Investors tread cautiously to reports of European leaders working on new ways to limit the fallout from the euro zone sovereign debt crisis, with most Asian markets trading 1 to 3% lower.
Financial stocks and Reliance Industries led the decline, while shares in metals and mining firms slipped after copper futures hit 14-month lows in London and Shanghai.
At 11:19am, 30-share BSE index was down 1.8% at 15,877.09, with 28 of its components trading lower. It opened 0.2% higher, but had quickly slipped into negative territory. The 50-share NSE Nifty was trading 1.5% lower at 4,794.45 points.
“When the global situation is so precarious, and the domestic investment climate is also not much better, buyers are choosing to stay away from the market,” said D.D. Sharma, senior vice president at Anand Rathi Securities.
“This is actually the time at which long-term funds should be coming into the market,” he added.
Financial stocks came under pressure on concerns that rising interest rates and slowing credit demand will impact growth outlook for the sector.
Largest lender State Bank of India fell 1.2%, while private sector rivals ICICI Bank and HDFC Bank were down 1.1% and 3% each. The sectoral index slipped 1.9%.
Energy major Reliance Industries, which has the heaviest weightage in the main index, extended its losses from the previous session as investors continued to worry over the company’s woes in its oil and gas business.
Gas output from its key blocks off India’s east coast has been slowing, while a federal auditor recently criticised Reliance over violations in the development of the natural gas field. The stock was down 2.6% at Rs 750.70, taking its total losses in 2011 to 29%.
Metal and mining shares declined after copper futures in Shanghai dived to their lowest since August 2010, matching the fall at the London Metal Exchange in the previous session, on worries of likely slowing demand.
Coal India fell 4.4%, while non-ferrous metals producers Hindalco and Sterlite Industries declined more than 4% each.
Shares in Wipro , India’s No. 3 software services exporter bucked the trend, rising 1% to 343 rupees.
Earlier on Monday, the Economic Times reported the company was considering selling some assets of its US unit Infocrossing, in a deal worth up to $400 million.
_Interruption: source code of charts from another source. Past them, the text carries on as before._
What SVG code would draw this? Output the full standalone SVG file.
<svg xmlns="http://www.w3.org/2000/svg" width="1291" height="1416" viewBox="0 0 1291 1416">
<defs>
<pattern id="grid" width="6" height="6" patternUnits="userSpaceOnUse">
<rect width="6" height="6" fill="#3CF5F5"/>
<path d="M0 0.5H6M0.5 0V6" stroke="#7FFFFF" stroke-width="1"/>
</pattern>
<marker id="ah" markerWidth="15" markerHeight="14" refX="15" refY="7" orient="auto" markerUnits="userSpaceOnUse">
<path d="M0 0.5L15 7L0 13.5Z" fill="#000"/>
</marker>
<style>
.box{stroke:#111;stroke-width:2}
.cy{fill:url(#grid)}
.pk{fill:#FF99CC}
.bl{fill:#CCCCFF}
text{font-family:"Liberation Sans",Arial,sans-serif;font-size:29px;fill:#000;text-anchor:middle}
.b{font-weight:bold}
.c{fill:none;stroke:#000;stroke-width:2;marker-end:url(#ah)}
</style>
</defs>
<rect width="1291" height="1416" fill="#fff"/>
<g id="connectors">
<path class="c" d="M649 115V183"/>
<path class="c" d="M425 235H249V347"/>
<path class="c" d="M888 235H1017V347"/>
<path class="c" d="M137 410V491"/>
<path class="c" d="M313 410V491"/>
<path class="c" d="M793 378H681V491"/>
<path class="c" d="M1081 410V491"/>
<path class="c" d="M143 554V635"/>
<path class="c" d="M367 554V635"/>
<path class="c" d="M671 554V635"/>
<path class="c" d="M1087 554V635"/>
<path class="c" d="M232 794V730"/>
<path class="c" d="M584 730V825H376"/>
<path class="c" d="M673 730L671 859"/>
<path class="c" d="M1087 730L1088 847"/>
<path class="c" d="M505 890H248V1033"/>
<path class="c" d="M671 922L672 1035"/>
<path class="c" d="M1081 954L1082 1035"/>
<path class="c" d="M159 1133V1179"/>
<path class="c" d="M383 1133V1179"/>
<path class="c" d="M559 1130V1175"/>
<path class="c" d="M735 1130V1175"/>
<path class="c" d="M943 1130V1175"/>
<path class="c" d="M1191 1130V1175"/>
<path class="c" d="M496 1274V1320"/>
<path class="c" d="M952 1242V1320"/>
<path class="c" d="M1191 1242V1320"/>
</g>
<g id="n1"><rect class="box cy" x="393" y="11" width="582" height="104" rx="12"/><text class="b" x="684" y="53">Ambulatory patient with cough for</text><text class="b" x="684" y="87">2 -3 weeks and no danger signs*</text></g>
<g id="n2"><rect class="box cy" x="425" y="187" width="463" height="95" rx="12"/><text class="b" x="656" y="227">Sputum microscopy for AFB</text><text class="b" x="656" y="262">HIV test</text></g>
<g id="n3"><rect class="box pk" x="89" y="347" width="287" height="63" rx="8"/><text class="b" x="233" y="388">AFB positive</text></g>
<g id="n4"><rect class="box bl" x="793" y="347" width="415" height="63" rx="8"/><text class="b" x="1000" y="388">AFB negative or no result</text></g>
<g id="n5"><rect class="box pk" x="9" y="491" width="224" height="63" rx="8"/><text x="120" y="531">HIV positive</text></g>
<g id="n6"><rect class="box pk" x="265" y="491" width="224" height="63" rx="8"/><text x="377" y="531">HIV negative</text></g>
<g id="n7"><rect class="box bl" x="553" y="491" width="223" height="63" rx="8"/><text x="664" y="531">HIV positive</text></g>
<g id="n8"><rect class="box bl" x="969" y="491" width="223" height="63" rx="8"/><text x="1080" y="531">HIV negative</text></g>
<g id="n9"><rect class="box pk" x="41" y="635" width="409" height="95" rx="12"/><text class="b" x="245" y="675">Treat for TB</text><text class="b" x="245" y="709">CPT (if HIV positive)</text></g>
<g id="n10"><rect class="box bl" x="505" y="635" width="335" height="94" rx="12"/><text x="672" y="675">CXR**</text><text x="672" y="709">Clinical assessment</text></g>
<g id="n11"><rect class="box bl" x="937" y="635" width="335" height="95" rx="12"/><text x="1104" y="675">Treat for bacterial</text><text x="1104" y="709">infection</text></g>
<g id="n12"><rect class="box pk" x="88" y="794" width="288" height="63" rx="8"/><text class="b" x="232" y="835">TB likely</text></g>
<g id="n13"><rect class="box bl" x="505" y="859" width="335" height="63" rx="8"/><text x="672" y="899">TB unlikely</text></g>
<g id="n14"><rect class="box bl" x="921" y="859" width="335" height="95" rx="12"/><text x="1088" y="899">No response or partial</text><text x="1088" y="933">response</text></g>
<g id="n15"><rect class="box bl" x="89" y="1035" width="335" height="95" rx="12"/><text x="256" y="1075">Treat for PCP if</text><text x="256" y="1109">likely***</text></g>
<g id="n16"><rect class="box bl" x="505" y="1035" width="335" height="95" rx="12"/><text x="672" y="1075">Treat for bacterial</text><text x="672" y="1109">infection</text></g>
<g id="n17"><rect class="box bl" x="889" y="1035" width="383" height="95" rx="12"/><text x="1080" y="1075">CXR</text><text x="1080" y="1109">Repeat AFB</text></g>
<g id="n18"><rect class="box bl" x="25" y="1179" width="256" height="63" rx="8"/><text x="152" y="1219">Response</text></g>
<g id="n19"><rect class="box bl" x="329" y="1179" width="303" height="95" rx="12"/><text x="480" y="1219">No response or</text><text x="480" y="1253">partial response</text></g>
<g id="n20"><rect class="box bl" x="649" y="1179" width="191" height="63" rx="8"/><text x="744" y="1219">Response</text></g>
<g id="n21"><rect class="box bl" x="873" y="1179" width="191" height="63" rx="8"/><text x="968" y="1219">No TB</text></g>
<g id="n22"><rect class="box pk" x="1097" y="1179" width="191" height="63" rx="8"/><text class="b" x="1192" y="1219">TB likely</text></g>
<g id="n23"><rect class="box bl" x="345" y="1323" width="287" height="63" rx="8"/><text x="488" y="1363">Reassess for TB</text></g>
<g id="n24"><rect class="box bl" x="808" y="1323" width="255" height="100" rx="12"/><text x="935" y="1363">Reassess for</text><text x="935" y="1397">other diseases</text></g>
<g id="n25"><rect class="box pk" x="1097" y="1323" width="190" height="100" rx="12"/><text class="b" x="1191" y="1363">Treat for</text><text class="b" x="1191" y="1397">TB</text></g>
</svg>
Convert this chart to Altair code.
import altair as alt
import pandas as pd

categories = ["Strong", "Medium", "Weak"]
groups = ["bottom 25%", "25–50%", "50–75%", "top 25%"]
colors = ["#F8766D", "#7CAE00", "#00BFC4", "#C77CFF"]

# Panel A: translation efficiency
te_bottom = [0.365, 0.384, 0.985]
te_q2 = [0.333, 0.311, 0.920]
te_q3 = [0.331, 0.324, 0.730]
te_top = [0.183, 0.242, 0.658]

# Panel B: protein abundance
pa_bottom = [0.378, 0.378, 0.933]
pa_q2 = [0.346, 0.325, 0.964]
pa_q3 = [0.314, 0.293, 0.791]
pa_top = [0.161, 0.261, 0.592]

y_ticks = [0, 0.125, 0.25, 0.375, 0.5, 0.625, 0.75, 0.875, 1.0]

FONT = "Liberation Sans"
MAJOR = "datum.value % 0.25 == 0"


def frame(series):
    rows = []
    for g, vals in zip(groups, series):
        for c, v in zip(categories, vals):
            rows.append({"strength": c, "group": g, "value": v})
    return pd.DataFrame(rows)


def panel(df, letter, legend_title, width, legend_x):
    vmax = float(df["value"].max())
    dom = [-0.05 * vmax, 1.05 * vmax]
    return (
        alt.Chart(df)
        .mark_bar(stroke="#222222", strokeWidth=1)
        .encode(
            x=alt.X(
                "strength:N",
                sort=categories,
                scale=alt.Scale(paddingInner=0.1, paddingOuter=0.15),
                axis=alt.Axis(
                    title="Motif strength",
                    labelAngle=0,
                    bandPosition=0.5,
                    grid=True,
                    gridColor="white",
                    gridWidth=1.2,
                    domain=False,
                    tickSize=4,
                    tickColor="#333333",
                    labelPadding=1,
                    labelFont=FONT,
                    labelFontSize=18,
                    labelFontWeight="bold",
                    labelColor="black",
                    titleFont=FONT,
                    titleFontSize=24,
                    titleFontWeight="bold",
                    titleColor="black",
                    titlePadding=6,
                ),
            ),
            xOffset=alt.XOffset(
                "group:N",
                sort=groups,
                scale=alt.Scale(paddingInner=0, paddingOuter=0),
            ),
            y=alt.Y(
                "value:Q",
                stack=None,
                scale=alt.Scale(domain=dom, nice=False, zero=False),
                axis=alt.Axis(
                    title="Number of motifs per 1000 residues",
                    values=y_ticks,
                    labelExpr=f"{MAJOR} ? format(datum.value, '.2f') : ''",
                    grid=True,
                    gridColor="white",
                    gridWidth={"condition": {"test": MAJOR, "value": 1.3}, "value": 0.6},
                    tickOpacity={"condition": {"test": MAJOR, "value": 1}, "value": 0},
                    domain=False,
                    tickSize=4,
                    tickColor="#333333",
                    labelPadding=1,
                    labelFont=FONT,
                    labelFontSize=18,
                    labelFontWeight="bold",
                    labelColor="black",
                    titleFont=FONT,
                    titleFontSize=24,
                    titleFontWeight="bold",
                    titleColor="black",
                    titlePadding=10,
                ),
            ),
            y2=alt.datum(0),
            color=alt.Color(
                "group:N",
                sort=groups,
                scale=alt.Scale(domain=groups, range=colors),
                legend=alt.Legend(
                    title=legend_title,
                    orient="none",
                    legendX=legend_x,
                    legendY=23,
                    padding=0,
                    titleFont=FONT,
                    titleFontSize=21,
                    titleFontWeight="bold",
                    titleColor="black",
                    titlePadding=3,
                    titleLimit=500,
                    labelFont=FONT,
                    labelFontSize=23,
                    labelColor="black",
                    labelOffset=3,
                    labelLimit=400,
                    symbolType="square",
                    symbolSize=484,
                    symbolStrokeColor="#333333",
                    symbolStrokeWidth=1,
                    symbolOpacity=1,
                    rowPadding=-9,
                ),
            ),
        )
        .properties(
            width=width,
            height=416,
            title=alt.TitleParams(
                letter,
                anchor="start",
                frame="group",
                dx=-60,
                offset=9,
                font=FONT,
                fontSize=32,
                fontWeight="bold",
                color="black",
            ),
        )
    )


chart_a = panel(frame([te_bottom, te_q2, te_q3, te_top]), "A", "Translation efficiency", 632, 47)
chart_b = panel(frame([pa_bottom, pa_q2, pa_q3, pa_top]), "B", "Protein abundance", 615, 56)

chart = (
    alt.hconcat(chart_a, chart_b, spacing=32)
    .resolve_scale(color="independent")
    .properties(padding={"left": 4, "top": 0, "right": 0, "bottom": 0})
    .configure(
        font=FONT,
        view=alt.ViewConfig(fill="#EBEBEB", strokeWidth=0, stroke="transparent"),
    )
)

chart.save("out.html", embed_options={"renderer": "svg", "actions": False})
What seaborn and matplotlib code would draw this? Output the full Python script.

The company declined to comment on the report.
In the broader markets, 1,171 declines led 195 advances on moderate volume of 148.9 million shares.
In Asian markets, Japan’s Nikkei fell 1.9%, while the MSCI’s measure of Asian markets other than Japan was down 2.5%.
State-run Rashtriya Chemicals & Fertilisers rose 2.2% to Rs 74.40 after a top official said late on Friday that the government is planning a follow-on share sale in the company in the second half of the next fiscal year.
Ind-Swift Laboratories Ltd rose 1.2% to Rs 84.60 after a top official with the pharmaceutical ingredient-maker said on Friday it had received approval to sell seven products in Australia.